Rahmân ve Rahîm olan Allâh’ın (C.C.) Adıyla…
Rahmet, mağfiret ve arınma mevsimi olan Ramazanı Şerifin sonunda yeni bir bayrama daha İslâm âlemi olarak kavuşmanın sevinç ve mutluluğunu yaşıyoruz. Bizi bu mübarek güne ulaştıran Yüce Rabbimize sonsuz hamd ve senalar olsun. Bayram, hepimize ve bütün Müslümanlara kutlu ve mübarek olsun.
Aziz Kardeşlerim!
Bayramlar bizleri bir araya getiren en değerli zaman dilimlerinden biridir. Ramazan Bayramının müminler arasında ayrı bir yeri vardır. Bir ay boyunca nefislerine oruç tutturan müminler, sabır imtihanını vererek manevi kazançlarının sevincini Ramazan Bayramında yaşarlar.
Ramazan Bayramı Peygamberimiz (s.a.v.) döneminde Hicretin 2. yılından itibaren kutlanmaya başlanmıştır. Kameri aylardan olan Şevval ayının ilk üç gününü bayram olarak kutlamışlardır. Bu sebeple bu bayrama Ramazan Bayramı denmiştir.
Ramazan ayı, İbadetlerle maneviyatımızı zenginleştirdiğimiz, oruçla da maddi ve manevi sıhhate kavuştuğumuz, teravihlerimizle namazlarımıza daha farklı bir boyut kattığımız, Kur’an-ı Kerim okumalarımızla gönlümüzü sükûnete erdirdiğimiz, ihtiyaç sahiplerine zekâtlarımızı ve fıtır sadakalarımızı ulaştırmakla kardeşlerimizin sıkıntısına derman olmaya çalıştığımız bir aydı. Peygamberimizin dile getirdiği üzere, evveli rahmet, ortası mağfiret sonu ise cehennemden kurtuluş ayıydı. Böyle mübarek bir ayın feyiz ve bereketiyle hayat bulduktan sonra bayrama bizleri kavuşturan Yüce Rabbimize hamdediyoruz. O’nun habibi Sevgili Peygamberimiz (s.a.s.)’e salât ve selam ediyoruz.

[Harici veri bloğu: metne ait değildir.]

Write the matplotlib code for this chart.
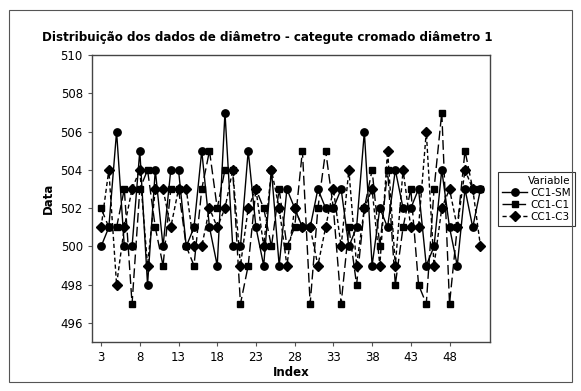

Ramazan Bayramı, milletçe birlik ve kardeşlik içinde bayram coşkusunu yaşamak, sevinci ve kederi paylaşmak demektir. Öyleyse bu bayramda büyüklerimizi, annemizi, babamızı, yakınlarımızı, komşularımız ve dostlarımızı ziyaret edelim. Bencilliği, kin ve nefreti içimizden söküp atalım, dargınlıklara son verelim. Kendimiz için ne istiyorsak aynısını yanı başımızdaki kardeşimiz için de istemedikçe olgun mü’min olamayacağımızı bir kez daha hatırlayalım. Ramazan ayı boyunca kazandığımız güzel alışkanlıkları sürdürme, vazgeçtiğimiz kötü huy ve davranışlara bir daha asla dönmeme kararımızı yineleyelim. Sadece yakınlarımızı, eş, dost ve arkadaşlarımızı değil, çocuk yuvalarında bayram sevinci yaşamayı bekleyen yavrularımızı, huzur evlerinde evlatlarının yolunu gözleyen yaşlılarımızı, türlü dert ve hastalıklarla mücadele eden kardeşlerimizi de ziyaret ederek bayramın sevinç ve mutluluğunu onlara da taşıyalım.
Bu Ramazan bayramını buruk ve mahzûn yüreklerle karşılayan depremzede kardeşlerimizi de bayramda unutmayalım. Onlara maddi-manevi her türlü desteğimizi ve duamızı esirgemeyelim.
Bu vesileyle idrâkine vasıl olduğumuz mübarek Ramazan Bayramınızı tebrik ediyor, ülkemizin birlik ve dirliğine, aziz milletimizin bekasına ve mutluluğuna, alem-i islamın ve bütün insanlığın barış ve huzuruna vesile olmasını Yüce Rabbimden niyaz ediyorum.